¿¿Hj… qué??

¿¿Hj… qué?? ¡Hjckrrh!  No es, a primera vista, un nombre fácil o cómodo. Sin embargo, que parezca impronunciable no quiere decir que no sea una palabra digna de consideración, del mismo modo que no se puede decir tampoco que no sea digna de consideración la frase «Las incoloras ideas verdes duermen frenéticamente». Al crearla, Noam Chomsky quiso ejemplificar que el sentido no dependía de la gramática y que una frase podía ser correcta y carecer de sentido al mismo tiempo. Paradójicamente, a partir del uso chomskiano en 1957, la frase ya significa algo. Además, una vez acuñada, quedó a disposición de los hablantes para que la utilizaran como juzgaran conveniente. Al parecer, en 1985 se organizó en la Universidad Stanford un concurso literario para el cual debía crearse, en cien palabras o catorce versos, un contexto en el que la frase tuviera sentido. No quedó desierto.

La genealogía de «hjckrrh» tampoco carece de alcurnia, y es mucho más añeja. Nació para la literatura en 1865, cuando se publicó la primera edición de Alicia en el país de las maravillas, en cuyo capítulo IX se produce un prolongado silencio en el que, mientras Alicia espera con avidez que la Falsa Tortuga cuente su historia, lo único que se oye es un «¡hjckrrh!» ocasional exclamado por el Grifo. Nuestra palabra guarda cierta relación con la frase chomskiana de las ideas verdes incoloras en la medida en que crea una contradicción entre elementos que no se presentan como discordantes en el uso corriente del lenguaje; en este caso, entre la secuencia de grafemas y la dificultad que presenta su traducción en fonemas.

Nuestro uso del lenguaje se basa en muchos pactos tácitos, y no es el menor de ellos que las palabras se crean combinando consonantes y vocales. Es cierto que en algunas lenguas las vocales parecen tener una posición subsidiaria y pueden omitirse en la escritura o aparecer como simples diacríticos. Es lo que ocurre en el hebreo o el árabe. Y es curioso que esas dos lenguas que muestran una marcada tendencia antivocálica en términos grafémicos hayan coincidido también en un impulso antitraductor por lo que hace a los textos más sagrados de sus hablantes. El judaísmo llegó al punto de contar las letras de sus libros para asegurarse de que no faltaba ninguna e intentó comprender el mundo dilucidando relaciones entre palabras con idéntico valor numérico. El islamismo considera blasfema la traducción de su libro sagrado.
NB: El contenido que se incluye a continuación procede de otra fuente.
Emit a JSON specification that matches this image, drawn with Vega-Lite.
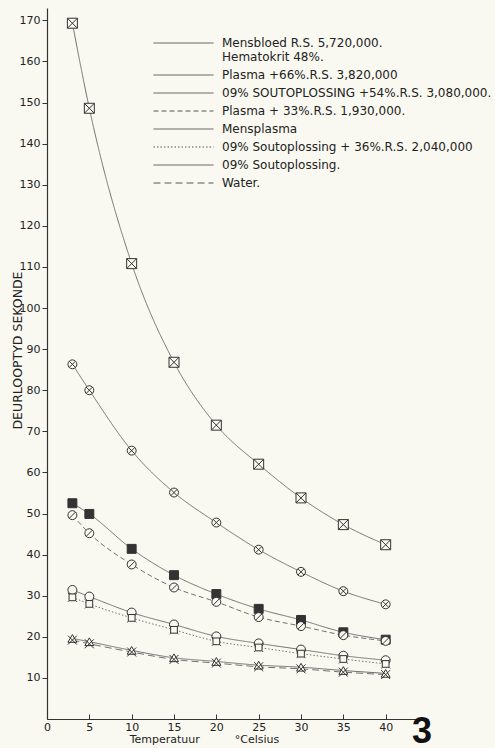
{
  "$schema": "https://vega.github.io/schema/vega-lite/v6.json",
  "width": 381,
  "height": 711,
  "autosize": {"type": "none"},
  "padding": {"left": 47, "top": 8, "right": 67, "bottom": 29},
  "background": "#faf9f1",
  "title": {"text": "3", "orient": "bottom", "anchor": "end", "frame": "group", "font": "Liberation Sans", "fontSize": 36, "fontWeight": "bold", "color": "#111", "dx": 4, "dy": -29, "offset": 0},
  "config": {
    "view": {"stroke": null},
    "axis": {"labelFont": "DejaVu Sans", "labelFontSize": 11, "titleFont": "DejaVu Sans", "titleFontWeight": "normal", "labelColor": "#222", "titleColor": "#222", "domainColor": "#333", "tickColor": "#333", "grid": false, "domainWidth": 1.2, "tickWidth": 1}
  },
  "data": {"values": [
    {"s": "Mensbloed R.S. 5,720,000.", "t": 3, "v": 169.3},
    {"s": "Mensbloed R.S. 5,720,000.", "t": 5, "v": 148.6},
    {"s": "Mensbloed R.S. 5,720,000.", "t": 10, "v": 110.8},
    {"s": "Mensbloed R.S. 5,720,000.", "t": 15, "v": 86.8},
    {"s": "Mensbloed R.S. 5,720,000.", "t": 20, "v": 71.5},
    {"s": "Mensbloed R.S. 5,720,000.", "t": 25, "v": 62.0},
    {"s": "Mensbloed R.S. 5,720,000.", "t": 30, "v": 53.8},
    {"s": "Mensbloed R.S. 5,720,000.", "t": 35, "v": 47.3},
    {"s": "Mensbloed R.S. 5,720,000.", "t": 40, "v": 42.4},
    {"s": "Plasma +66%.R.S. 3,820,000", "t": 3, "v": 86.3},
    {"s": "Plasma +66%.R.S. 3,820,000", "t": 5, "v": 80.0},
    {"s": "Plasma +66%.R.S. 3,820,000", "t": 10, "v": 65.3},
    {"s": "Plasma +66%.R.S. 3,820,000", "t": 15, "v": 55.1},
    {"s": "Plasma +66%.R.S. 3,820,000", "t": 20, "v": 47.8},
    {"s": "Plasma +66%.R.S. 3,820,000", "t": 25, "v": 41.2},
    {"s": "Plasma +66%.R.S. 3,820,000", "t": 30, "v": 35.8},
    {"s": "Plasma +66%.R.S. 3,820,000", "t": 35, "v": 31.1},
    {"s": "Plasma +66%.R.S. 3,820,000", "t": 40, "v": 27.9},
    {"s": "09% SOUTOPLOSSING +54%.R.S. 3,080,000.", "t": 3, "v": 52.5},
    {"s": "09% SOUTOPLOSSING +54%.R.S. 3,080,000.", "t": 5, "v": 49.9},
    {"s": "09% SOUTOPLOSSING +54%.R.S. 3,080,000.", "t": 10, "v": 41.4},
    {"s": "09% SOUTOPLOSSING +54%.R.S. 3,080,000.", "t": 15, "v": 35.0},
    {"s": "09% SOUTOPLOSSING +54%.R.S. 3,080,000.", "t": 20, "v": 30.4},
    {"s": "09% SOUTOPLOSSING +54%.R.S. 3,080,000.", "t": 25, "v": 26.8},
    {"s": "09% SOUTOPLOSSING +54%.R.S. 3,080,000.", "t": 30, "v": 24.1},
    {"s": "09% SOUTOPLOSSING +54%.R.S. 3,080,000.", "t": 35, "v": 21.1},
    {"s": "09% SOUTOPLOSSING +54%.R.S. 3,080,000.", "t": 40, "v": 19.3},
    {"s": "Plasma + 33%.R.S. 1,930,000.", "t": 3, "v": 49.6},
    {"s": "Plasma + 33%.R.S. 1,930,000.", "t": 5, "v": 45.2},
    {"s": "Plasma + 33%.R.S. 1,930,000.", "t": 10, "v": 37.6},
    {"s": "Plasma + 33%.R.S. 1,930,000.", "t": 15, "v": 32.0},
    {"s": "Plasma + 33%.R.S. 1,930,000.", "t": 20, "v": 28.5},
    {"s": "Plasma + 33%.R.S. 1,930,000.", "t": 25, "v": 24.8},
    {"s": "Plasma + 33%.R.S. 1,930,000.", "t": 30, "v": 22.6},
    {"s": "Plasma + 33%.R.S. 1,930,000.", "t": 35, "v": 20.4},
    {"s": "Plasma + 33%.R.S. 1,930,000.", "t": 40, "v": 19.0},
    {"s": "Mensplasma", "t": 3, "v": 31.4},
    {"s": "Mensplasma", "t": 5, "v": 29.8},
    {"s": "Mensplasma", "t": 10, "v": 25.9},
    {"s": "Mensplasma", "t": 15, "v": 23.0},
    {"s": "Mensplasma", "t": 20, "v": 20.1},
    {"s": "Mensplasma", "t": 25, "v": 18.4},
    {"s": "Mensplasma", "t": 30, "v": 16.9},
    {"s": "Mensplasma", "t": 35, "v": 15.4},
    {"s": "Mensplasma", "t": 40, "v": 14.3},
    {"s": "09% Soutoplossing + 36%.R.S. 2,040,000", "t": 3, "v": 29.6},
    {"s": "09% Soutoplossing + 36%.R.S. 2,040,000", "t": 5, "v": 28.0},
    {"s": "09% Soutoplossing + 36%.R.S. 2,040,000", "t": 10, "v": 24.6},
    {"s": "09% Soutoplossing + 36%.R.S. 2,040,000", "t": 15, "v": 21.7},
    {"s": "09% Soutoplossing + 36%.R.S. 2,040,000", "t": 20, "v": 18.9},
    {"s": "09% Soutoplossing + 36%.R.S. 2,040,000", "t": 25, "v": 17.4},
    {"s": "09% Soutoplossing + 36%.R.S. 2,040,000", "t": 30, "v": 15.9},
    {"s": "09% Soutoplossing + 36%.R.S. 2,040,000", "t": 35, "v": 14.6},
    {"s": "09% Soutoplossing + 36%.R.S. 2,040,000", "t": 40, "v": 13.4},
    {"s": "09% Soutoplossing.", "t": 3, "v": 19.6},
    {"s": "09% Soutoplossing.", "t": 5, "v": 18.8},
    {"s": "09% Soutoplossing.", "t": 10, "v": 16.7},
    {"s": "09% Soutoplossing.", "t": 15, "v": 14.9},
    {"s": "09% Soutoplossing.", "t": 20, "v": 14.0},
    {"s": "09% Soutoplossing.", "t": 25, "v": 13.1},
    {"s": "09% Soutoplossing.", "t": 30, "v": 12.6},
    {"s": "09% Soutoplossing.", "t": 35, "v": 11.8},
    {"s": "09% Soutoplossing.", "t": 40, "v": 11.1},
    {"s": "Water.", "t": 3, "v": 19.2},
    {"s": "Water.", "t": 5, "v": 18.3},
    {"s": "Water.", "t": 10, "v": 16.3},
    {"s": "Water.", "t": 15, "v": 14.5},
    {"s": "Water.", "t": 20, "v": 13.6},
    {"s": "Water.", "t": 25, "v": 12.7},
    {"s": "Water.", "t": 30, "v": 12.2},
    {"s": "Water.", "t": 35, "v": 11.4},
    {"s": "Water.", "t": 40, "v": 10.8}
  ]},
  "encoding": {
    "x": {"field": "t", "type": "quantitative", "scale": {"domain": [0, 45], "nice": false},
      "axis": {"values": [0, 5, 10, 15, 20, 25, 30, 35, 40], "labelFlush": false, "tickSize": -5, "labelPadding": 7, "title": "Temperatuur\u00a0\u00a0\u00a0\u00a0\u00a0\u00a0\u00a0\u00a0\u00a0\u00a0°Celsius", "titleFontSize": 11, "titleX": 157, "titleY": 20, "titleAlign": "center", "titleBaseline": "middle"}},
    "y": {"field": "v", "type": "quantitative", "scale": {"domain": [0, 173], "nice": false},
      "axis": {"values": [10, 20, 30, 40, 50, 60, 70, 80, 90, 100, 110, 120, 130, 140, 150, 160, 170], "tickSize": 5, "labelPadding": 2, "title": "DEURLOOPTYD SEKONDE", "titleFontSize": 12.5, "titleX": -30, "titleY": 342, "titleAngle": -90, "titleAlign": "center", "titleBaseline": "middle"}}
  },
  "layer": [
    {
      "mark": {"type": "line", "interpolate": "monotone", "color": "#707070", "strokeWidth": 1},
      "encoding": {
        "strokeDash": {"field": "s", "type": "nominal",
          "scale": {"domain": ["Mensbloed R.S. 5,720,000.", "Plasma +66%.R.S. 3,820,000", "09% SOUTOPLOSSING +54%.R.S. 3,080,000.", "Plasma + 33%.R.S. 1,930,000.", "Mensplasma", "09% Soutoplossing + 36%.R.S. 2,040,000", "09% Soutoplossing.", "Water."],
            "range": [[1, 0], [1, 0], [1, 0], [5, 3], [1, 0], [1.5, 2], [1, 0], [7, 4]]},
          "legend": {"orient": "none", "legendX": 130.5, "legendY": 29, "title": null, "padding": 0, "rowPadding": 6, "labelOffset": 32.5, "labelFont": "DejaVu Sans", "labelFontSize": 12, "labelColor": "#222", "labelLimit": 0,
            "symbolType": "M-6,0H6", "symbolSize": 100, "symbolStrokeColor": "#555", "symbolStrokeWidth": 1, "symbolFillColor": "transparent",
            "labelExpr": "datum.label == 'Mensbloed R.S. 5,720,000.' ? ['Mensbloed R.S. 5,720,000.', '\u00a0\u00a0\u00a0\u00a0\u00a0\u00a0\u00a0\u00a0\u00a0\u00a0\u00a0\u00a0\u00a0\u00a0\u00a0\u00a0\u00a0\u00a0\u00a0\u00a0Hematokrit 48%.'] : datum.label",
            "encode": {"labels": {"lineHeight": {"value": 10}}}}
        }
      }
    },
    {
      "mark": {"type": "point", "filled": false, "stroke": "#333", "strokeWidth": 1, "opacity": 1},
      "encoding": {
        "shape": {"field": "s", "type": "nominal",
          "scale": {"domain": ["Mensbloed R.S. 5,720,000.", "Plasma +66%.R.S. 3,820,000", "09% SOUTOPLOSSING +54%.R.S. 3,080,000.", "Plasma + 33%.R.S. 1,930,000.", "Mensplasma", "09% Soutoplossing + 36%.R.S. 2,040,000", "09% Soutoplossing.", "Water.", "-"],
            "range": ["M-1,-1H1V1H-1Z M-1,-1L1,1 M1,-1L-1,1", "M1,0L0.924,0.383L0.707,0.707L0.383,0.924L0,1L-0.383,0.924L-0.707,0.707L-0.924,0.383L-1,0L-0.924,-0.383L-0.707,-0.707L-0.383,-0.924L0,-1L0.383,-0.924L0.707,-0.707L0.924,-0.383Z M-0.7,-0.7L0.7,0.7 M0.7,-0.7L-0.7,0.7", "M-1,-1H1V1H-1Z", "M1,0L0.924,0.383L0.707,0.707L0.383,0.924L0,1L-0.383,0.924L-0.707,0.707L-0.924,0.383L-1,0L-0.924,-0.383L-0.707,-0.707L-0.383,-0.924L0,-1L0.383,-0.924L0.707,-0.707L0.924,-0.383Z M-0.7,0.7L0.7,-0.7", "circle", "M-0.75,-0.75H0.75V0.75H-0.75Z M-1,-1L-0.75,-0.75 M1,-1L0.75,-0.75 M1,1L0.75,0.75 M-1,1L-0.75,0.75", "triangle-up", "M-1,-1L1,1 M1,-1L-1,1", "circle"]},
          "legend": null
        },
        "fill": {"condition": {"test": "datum.s == '09% SOUTOPLOSSING +54%.R.S. 3,080,000.'", "value": "#333"}, "value": "#faf9f1"},
        "size": {"condition": {"test": "datum.s == 'Mensbloed R.S. 5,720,000.'", "value": 100}, "value": 80}
      }
    }
  ]
}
Desde la internalidad de esos sistemas, la tarea traductora resulta imposible.

En el ámbito de lo meramente humano, por el contrario, no cabe discusión posible acerca del papel que desempeña la traducción en la construcción del edificio literario. Del mismo modo que no cabe discusión en cuanto al papel esencial que desempeña en nuestros usos del lenguaje la colaboración grafémica de las humildes vocales. La palabra hjckrrh, con su visibilización de las ausencias, quizá no sea un mal recordatorio de que, como dicen en inglés, hacen falta dos para bailar el tango.